Japanese Edo Ichiba: The Fish Market Culture of Tsukiji and Toyosu
Tokyo (Edo period markets to Tsukiji 1935–2018; Toyosu 2018–present)
The culture of the great fish market sits at the heart of Tokyo's culinary identity. Tsukiji, operating from 1935 until 2018, was the world's largest fish market by transaction volume—handling 480 categories of seafood from 60 countries daily at peak operation. Its replacement at Toyosu continues the tradition in a modernized enclosed facility, though the old outer market (Jogai Ichiba) at Tsukiji persists as a culinary destination.

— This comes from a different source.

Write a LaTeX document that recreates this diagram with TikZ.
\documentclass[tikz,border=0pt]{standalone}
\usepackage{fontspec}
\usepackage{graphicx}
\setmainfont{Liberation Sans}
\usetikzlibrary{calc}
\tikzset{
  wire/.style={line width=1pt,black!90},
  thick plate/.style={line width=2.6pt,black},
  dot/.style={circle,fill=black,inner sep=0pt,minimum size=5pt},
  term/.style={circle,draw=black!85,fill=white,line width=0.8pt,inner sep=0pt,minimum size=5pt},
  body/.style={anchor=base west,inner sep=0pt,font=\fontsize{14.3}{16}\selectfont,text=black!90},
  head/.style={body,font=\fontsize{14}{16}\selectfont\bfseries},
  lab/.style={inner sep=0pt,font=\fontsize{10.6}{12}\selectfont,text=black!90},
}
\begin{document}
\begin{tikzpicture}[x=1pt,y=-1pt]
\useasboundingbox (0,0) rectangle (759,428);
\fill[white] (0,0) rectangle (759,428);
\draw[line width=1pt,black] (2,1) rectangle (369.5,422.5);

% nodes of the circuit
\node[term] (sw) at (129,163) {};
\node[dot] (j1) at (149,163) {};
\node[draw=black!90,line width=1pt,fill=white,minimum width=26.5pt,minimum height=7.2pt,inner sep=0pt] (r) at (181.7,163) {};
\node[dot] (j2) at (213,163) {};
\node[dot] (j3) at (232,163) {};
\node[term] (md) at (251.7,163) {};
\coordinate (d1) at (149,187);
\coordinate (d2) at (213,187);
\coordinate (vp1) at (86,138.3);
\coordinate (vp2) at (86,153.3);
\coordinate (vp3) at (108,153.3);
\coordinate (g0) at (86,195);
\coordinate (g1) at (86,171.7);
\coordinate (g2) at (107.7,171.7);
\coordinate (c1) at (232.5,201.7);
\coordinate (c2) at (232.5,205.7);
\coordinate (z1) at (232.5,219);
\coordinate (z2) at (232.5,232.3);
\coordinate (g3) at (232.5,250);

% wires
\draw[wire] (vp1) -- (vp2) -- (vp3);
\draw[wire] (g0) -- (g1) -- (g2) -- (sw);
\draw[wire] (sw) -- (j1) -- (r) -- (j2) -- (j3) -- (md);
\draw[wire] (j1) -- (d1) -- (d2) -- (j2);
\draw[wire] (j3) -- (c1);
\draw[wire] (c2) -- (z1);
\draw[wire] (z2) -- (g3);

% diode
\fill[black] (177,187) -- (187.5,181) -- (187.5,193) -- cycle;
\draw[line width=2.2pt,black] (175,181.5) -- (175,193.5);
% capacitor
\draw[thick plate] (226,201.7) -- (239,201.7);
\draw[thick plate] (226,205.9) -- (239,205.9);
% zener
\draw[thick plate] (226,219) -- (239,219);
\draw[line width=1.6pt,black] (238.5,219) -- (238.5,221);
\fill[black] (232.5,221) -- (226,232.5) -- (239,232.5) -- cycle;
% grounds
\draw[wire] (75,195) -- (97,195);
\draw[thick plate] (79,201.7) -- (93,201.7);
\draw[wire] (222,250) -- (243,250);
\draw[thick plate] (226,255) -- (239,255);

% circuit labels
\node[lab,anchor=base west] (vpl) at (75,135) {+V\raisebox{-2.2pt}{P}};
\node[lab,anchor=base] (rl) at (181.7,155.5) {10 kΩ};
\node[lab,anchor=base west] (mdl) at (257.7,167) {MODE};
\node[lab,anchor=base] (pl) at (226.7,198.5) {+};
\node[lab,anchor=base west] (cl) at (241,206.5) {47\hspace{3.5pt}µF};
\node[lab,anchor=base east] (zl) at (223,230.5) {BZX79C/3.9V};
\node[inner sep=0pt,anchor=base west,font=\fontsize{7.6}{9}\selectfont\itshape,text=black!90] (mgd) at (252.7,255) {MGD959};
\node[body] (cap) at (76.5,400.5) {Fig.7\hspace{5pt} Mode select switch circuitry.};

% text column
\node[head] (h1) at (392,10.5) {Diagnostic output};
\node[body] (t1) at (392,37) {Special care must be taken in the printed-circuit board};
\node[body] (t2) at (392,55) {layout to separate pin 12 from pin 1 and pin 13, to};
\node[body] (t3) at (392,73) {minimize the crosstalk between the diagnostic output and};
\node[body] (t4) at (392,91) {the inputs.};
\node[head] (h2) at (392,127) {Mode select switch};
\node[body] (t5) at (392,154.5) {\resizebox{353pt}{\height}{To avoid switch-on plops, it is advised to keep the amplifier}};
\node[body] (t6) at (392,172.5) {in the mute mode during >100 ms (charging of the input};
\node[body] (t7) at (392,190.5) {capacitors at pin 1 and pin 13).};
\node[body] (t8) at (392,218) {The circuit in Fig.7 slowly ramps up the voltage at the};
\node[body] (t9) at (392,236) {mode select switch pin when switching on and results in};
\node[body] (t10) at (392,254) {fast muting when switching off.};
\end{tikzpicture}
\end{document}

The market culture generated its own cuisine: the early morning tuna auction breakfast, teishoku sets of maguro don and miso soup eaten by market workers at 5am, the specific vocabulary of market grades (jō/chū/ge), the knife ceremonies of the maguro kaitai show. Professional buyers develop what traders call mekiki—the ability to judge quality through sight and touch alone, often achieved only after years of apprenticeship. The ike-jime and shinkeijime precision slaughter techniques (to immediately halt nervous activity and prevent rigor mortis from setting in) were refined and propagated through market fish handling culture. For restaurant professionals, understanding the auction system explains why premium tuna grades have relatively fixed price floors—bidding culture sets seasonal benchmarks that ripple through wholesale pricing for the rest of Japan.